Rabbi ‘Hanina ben Ha’hinaï refusa, pourtant conscient de l’immense chance de pouvoir profiter d’une telle compagnie, et il partit immédiatement.

Pourtant, comment comparer quelques jours sur un séjour de douze ans, avec le profit d’un voyage avec le grand Rabbi Chimon bar Yo’haï?

Si Rabbi ‘Hanina ben Ha’hinaï, parfaitement conscient de tout cela, a pris cette décision, c’est qu’il avait compris que chaque instant qui repoussait son départ remettait en cause tout son voyage, purement et simplement.

Suivant la même idée exprimée dans le ‘Sentier de rectitude’, il valait mieux renoncer à la compagnie de Rabbi Chimon bar Yo’haï lui-même, plutôt que de prendre le risque de tout perdre!

Sept ans en un instant

Le deuxième exemple que Rabbi ‘Haïm Chmoulevitz cite au nom de son père, est une histoire qui eut lieu à la fameuse Yéchiva de Volozhine, à l’époque de rabbi ‘Haïm.

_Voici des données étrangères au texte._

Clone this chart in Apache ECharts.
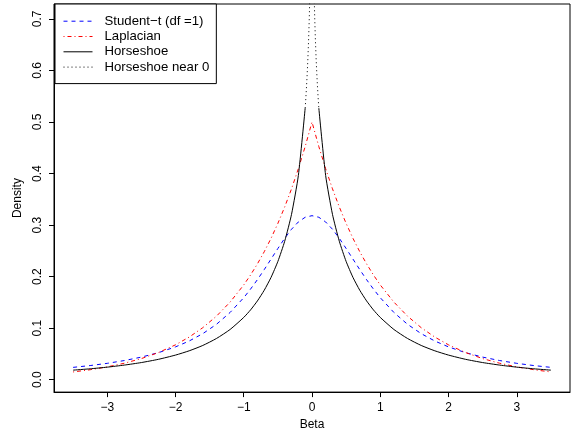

Alors qu’ils étaient attablés, les étudiants discutaient. Et une question fut posée à celui qui était considéré comme le plus grand érudit de la Yéchiva. Et il commit une erreur: il lui échappa que la réponse se trouvait tout simplement dans l’un des commentaires des Tossafistes.

Brisé par cet oubli, il se leva immédiatement de table, sans même dire les bénédictions après le repas (birkat hamazone), et se réfugia dans un endroit secret où il s’adonna à une étude assidue pendant sept ans. Il devint par la suite l’un des plus grands maîtres d’Israël.

Lorsque l’on posa la question à Rabbi ‘Haïm Chmoulevitz de savoir si cet élève avait bien agit, il eut la réponse suivante:

«D’un côté, il est évident qu’il a agit de façon non conforme à la loi (halacha), en quittant la table sans dire le birkat hamazone.

Mais d’un autre côté, s’il n’avait pas réagit de cette façon et avait attendu quelques instants de plus, il n’aurait plus senti la nécessité de s’exiler, et n’aurait pas étudié ces sept années, qui lui permirent finalement d’atteindre son niveau extraordinaire!» (Si’hot Moussar vol.1 p.102)

On le voit, cette qualité de promptitude et de zèle, recommandé par Hillel et tous les grands maîtres d’Israël, est d’une importance capitale. A nous de la rendre effective dans nos vies, sans attendre bien sûr!